(begin)
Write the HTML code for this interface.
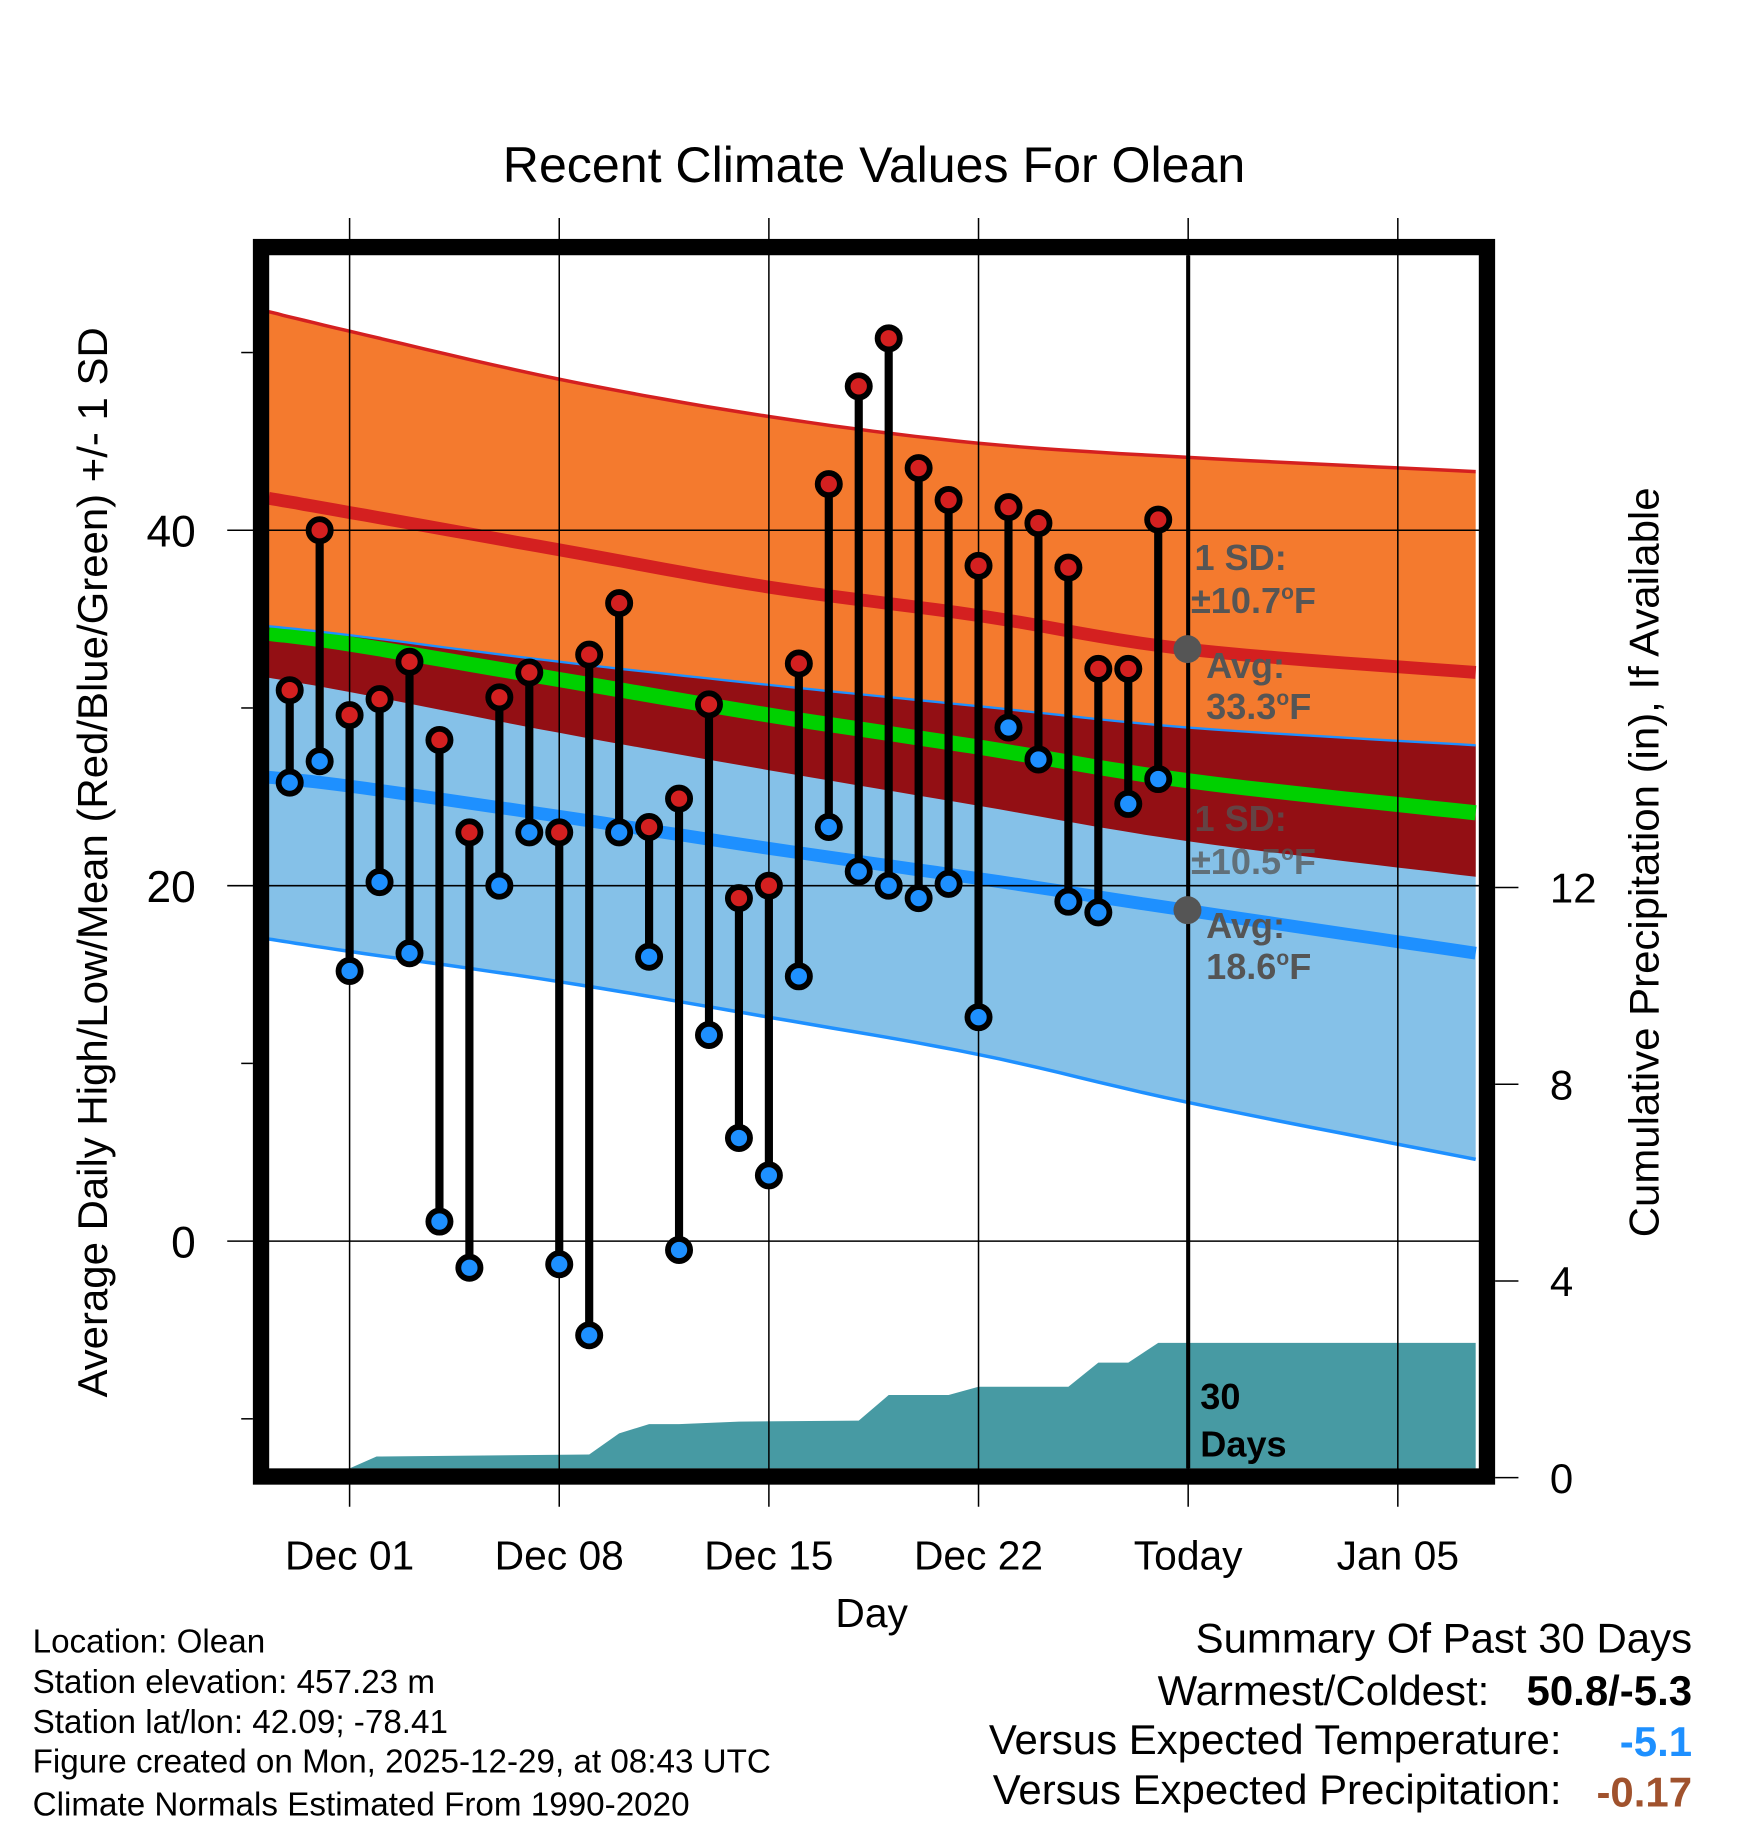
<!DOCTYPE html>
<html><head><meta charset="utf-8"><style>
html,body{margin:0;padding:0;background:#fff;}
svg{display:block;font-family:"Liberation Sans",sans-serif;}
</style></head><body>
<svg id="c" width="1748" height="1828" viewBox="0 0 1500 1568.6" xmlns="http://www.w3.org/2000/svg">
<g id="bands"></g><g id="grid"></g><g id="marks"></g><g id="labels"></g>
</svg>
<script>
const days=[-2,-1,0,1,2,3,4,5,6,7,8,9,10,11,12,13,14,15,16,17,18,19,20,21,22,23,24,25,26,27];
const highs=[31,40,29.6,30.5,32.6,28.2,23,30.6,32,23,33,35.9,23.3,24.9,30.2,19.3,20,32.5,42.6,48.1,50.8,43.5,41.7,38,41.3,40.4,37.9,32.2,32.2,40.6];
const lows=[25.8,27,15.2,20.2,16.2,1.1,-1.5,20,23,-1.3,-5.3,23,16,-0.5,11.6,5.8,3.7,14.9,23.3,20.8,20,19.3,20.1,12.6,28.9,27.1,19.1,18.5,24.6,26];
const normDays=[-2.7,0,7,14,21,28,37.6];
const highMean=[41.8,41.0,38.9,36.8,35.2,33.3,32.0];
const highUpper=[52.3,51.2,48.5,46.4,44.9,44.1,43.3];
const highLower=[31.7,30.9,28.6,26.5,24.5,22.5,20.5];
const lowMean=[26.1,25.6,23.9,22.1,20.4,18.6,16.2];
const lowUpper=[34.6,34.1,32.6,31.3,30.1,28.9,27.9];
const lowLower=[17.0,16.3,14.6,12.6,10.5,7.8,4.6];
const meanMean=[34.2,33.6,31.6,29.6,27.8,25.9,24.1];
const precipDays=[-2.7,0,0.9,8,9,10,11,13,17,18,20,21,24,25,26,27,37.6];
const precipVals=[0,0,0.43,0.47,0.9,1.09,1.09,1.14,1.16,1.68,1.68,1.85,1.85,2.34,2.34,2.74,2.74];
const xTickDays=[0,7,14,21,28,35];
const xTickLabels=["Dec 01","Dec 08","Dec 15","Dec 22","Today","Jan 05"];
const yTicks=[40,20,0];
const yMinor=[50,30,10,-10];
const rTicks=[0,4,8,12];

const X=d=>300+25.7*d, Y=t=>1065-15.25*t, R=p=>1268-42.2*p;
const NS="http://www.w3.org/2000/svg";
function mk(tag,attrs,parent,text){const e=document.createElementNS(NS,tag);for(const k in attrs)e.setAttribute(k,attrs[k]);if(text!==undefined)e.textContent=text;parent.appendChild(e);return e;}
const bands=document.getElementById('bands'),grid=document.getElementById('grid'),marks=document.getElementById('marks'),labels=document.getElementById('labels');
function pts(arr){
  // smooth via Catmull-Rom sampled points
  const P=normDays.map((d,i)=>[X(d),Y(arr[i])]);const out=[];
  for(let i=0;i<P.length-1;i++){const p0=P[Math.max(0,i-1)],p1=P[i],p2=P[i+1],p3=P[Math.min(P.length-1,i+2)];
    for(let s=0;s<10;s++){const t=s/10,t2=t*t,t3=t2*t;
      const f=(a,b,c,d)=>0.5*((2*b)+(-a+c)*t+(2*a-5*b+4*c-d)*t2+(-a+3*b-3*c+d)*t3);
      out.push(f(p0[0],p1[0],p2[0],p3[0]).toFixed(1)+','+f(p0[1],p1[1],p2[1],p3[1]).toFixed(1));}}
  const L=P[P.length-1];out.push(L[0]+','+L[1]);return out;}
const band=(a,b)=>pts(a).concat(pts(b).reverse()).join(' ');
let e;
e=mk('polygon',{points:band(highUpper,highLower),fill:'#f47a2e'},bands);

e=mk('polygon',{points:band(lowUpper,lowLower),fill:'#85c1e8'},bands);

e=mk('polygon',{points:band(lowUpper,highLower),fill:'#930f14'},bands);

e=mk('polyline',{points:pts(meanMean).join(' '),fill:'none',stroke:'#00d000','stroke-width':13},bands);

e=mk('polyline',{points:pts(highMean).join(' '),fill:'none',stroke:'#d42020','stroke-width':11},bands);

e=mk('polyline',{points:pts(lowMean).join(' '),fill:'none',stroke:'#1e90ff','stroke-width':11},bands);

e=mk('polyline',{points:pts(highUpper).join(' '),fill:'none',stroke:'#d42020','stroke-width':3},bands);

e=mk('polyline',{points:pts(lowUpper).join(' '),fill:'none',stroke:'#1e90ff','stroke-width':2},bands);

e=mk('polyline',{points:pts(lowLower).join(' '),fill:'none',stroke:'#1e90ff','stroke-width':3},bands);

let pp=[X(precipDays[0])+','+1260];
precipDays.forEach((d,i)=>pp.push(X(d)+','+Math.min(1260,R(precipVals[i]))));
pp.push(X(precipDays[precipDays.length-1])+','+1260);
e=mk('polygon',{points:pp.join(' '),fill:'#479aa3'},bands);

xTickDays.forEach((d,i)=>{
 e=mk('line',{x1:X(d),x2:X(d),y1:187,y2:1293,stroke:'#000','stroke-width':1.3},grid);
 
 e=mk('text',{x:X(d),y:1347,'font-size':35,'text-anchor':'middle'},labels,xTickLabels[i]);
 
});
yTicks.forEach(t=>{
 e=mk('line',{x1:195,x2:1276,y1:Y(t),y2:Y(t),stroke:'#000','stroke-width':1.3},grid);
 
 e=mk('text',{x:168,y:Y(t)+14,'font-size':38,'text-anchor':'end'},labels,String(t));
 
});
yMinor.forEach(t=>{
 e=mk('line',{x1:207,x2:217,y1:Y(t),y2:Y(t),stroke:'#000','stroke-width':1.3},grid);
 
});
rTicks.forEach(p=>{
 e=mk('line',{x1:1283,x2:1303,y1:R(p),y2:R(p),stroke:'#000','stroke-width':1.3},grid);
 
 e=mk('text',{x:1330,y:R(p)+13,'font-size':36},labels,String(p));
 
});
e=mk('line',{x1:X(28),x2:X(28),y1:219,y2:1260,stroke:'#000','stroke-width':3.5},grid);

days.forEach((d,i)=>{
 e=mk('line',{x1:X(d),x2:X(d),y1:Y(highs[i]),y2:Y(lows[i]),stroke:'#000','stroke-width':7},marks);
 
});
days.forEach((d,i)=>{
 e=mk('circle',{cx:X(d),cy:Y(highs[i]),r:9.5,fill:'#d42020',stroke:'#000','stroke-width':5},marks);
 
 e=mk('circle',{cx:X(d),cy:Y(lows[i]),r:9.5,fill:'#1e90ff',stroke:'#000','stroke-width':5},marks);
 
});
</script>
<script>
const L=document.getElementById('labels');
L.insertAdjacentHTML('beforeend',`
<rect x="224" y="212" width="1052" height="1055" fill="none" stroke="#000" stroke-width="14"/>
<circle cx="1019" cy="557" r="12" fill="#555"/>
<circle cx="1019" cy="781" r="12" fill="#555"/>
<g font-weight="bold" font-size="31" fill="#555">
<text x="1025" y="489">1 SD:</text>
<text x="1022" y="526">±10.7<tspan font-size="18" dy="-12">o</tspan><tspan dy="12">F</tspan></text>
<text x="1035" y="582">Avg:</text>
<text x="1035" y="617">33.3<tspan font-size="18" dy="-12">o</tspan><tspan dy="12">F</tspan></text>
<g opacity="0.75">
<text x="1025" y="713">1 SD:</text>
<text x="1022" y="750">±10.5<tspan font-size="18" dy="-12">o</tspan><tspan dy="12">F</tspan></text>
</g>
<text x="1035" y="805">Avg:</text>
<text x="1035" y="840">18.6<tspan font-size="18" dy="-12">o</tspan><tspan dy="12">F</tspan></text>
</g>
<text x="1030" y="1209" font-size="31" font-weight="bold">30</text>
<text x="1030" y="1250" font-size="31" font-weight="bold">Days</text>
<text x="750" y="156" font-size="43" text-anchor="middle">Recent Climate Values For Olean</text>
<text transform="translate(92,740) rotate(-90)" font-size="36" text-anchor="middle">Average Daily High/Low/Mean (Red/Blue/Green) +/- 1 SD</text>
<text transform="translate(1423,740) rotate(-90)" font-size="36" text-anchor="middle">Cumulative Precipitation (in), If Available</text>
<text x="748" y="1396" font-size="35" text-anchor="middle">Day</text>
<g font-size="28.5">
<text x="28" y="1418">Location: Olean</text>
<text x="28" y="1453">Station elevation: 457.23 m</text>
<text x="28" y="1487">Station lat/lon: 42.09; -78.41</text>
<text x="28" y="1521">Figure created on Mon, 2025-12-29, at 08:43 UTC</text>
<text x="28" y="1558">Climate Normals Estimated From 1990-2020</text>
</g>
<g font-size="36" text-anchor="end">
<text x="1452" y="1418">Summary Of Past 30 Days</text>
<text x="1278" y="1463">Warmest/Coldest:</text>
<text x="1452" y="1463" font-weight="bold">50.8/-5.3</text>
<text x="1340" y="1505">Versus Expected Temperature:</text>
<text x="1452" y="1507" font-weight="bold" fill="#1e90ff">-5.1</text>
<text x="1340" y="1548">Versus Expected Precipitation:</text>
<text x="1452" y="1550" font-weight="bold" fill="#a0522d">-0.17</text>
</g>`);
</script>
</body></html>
(end)
**Goal of the exercise:**
Everything from the top line of the data down to and including the line with "const rTicks=[0,4,8,12];" is to be copied, except the pictures.

**Expected answer:**
Write the HTML code for this interface.
<!DOCTYPE html>
<html><head><meta charset="utf-8"><style>
html,body{margin:0;padding:0;background:#fff;}
svg{display:block;font-family:"Liberation Sans",sans-serif;}
</style></head><body>
<svg id="c" width="1748" height="1828" viewBox="0 0 1500 1568.6" xmlns="http://www.w3.org/2000/svg">
<g id="bands"></g><g id="grid"></g><g id="marks"></g><g id="labels"></g>
</svg>
<script>
const days=[-2,-1,0,1,2,3,4,5,6,7,8,9,10,11,12,13,14,15,16,17,18,19,20,21,22,23,24,25,26,27];
const highs=[31,40,29.6,30.5,32.6,28.2,23,30.6,32,23,33,35.9,23.3,24.9,30.2,19.3,20,32.5,42.6,48.1,50.8,43.5,41.7,38,41.3,40.4,37.9,32.2,32.2,40.6];
const lows=[25.8,27,15.2,20.2,16.2,1.1,-1.5,20,23,-1.3,-5.3,23,16,-0.5,11.6,5.8,3.7,14.9,23.3,20.8,20,19.3,20.1,12.6,28.9,27.1,19.1,18.5,24.6,26];
const normDays=[-2.7,0,7,14,21,28,37.6];
const highMean=[41.8,41.0,38.9,36.8,35.2,33.3,32.0];
const highUpper=[52.3,51.2,48.5,46.4,44.9,44.1,43.3];
const highLower=[31.7,30.9,28.6,26.5,24.5,22.5,20.5];
const lowMean=[26.1,25.6,23.9,22.1,20.4,18.6,16.2];
const lowUpper=[34.6,34.1,32.6,31.3,30.1,28.9,27.9];
const lowLower=[17.0,16.3,14.6,12.6,10.5,7.8,4.6];
const meanMean=[34.2,33.6,31.6,29.6,27.8,25.9,24.1];
const precipDays=[-2.7,0,0.9,8,9,10,11,13,17,18,20,21,24,25,26,27,37.6];
const precipVals=[0,0,0.43,0.47,0.9,1.09,1.09,1.14,1.16,1.68,1.68,1.85,1.85,2.34,2.34,2.74,2.74];
const xTickDays=[0,7,14,21,28,35];
const xTickLabels=["Dec 01","Dec 08","Dec 15","Dec 22","Today","Jan 05"];
const yTicks=[40,20,0];
const yMinor=[50,30,10,-10];
const rTicks=[0,4,8,12];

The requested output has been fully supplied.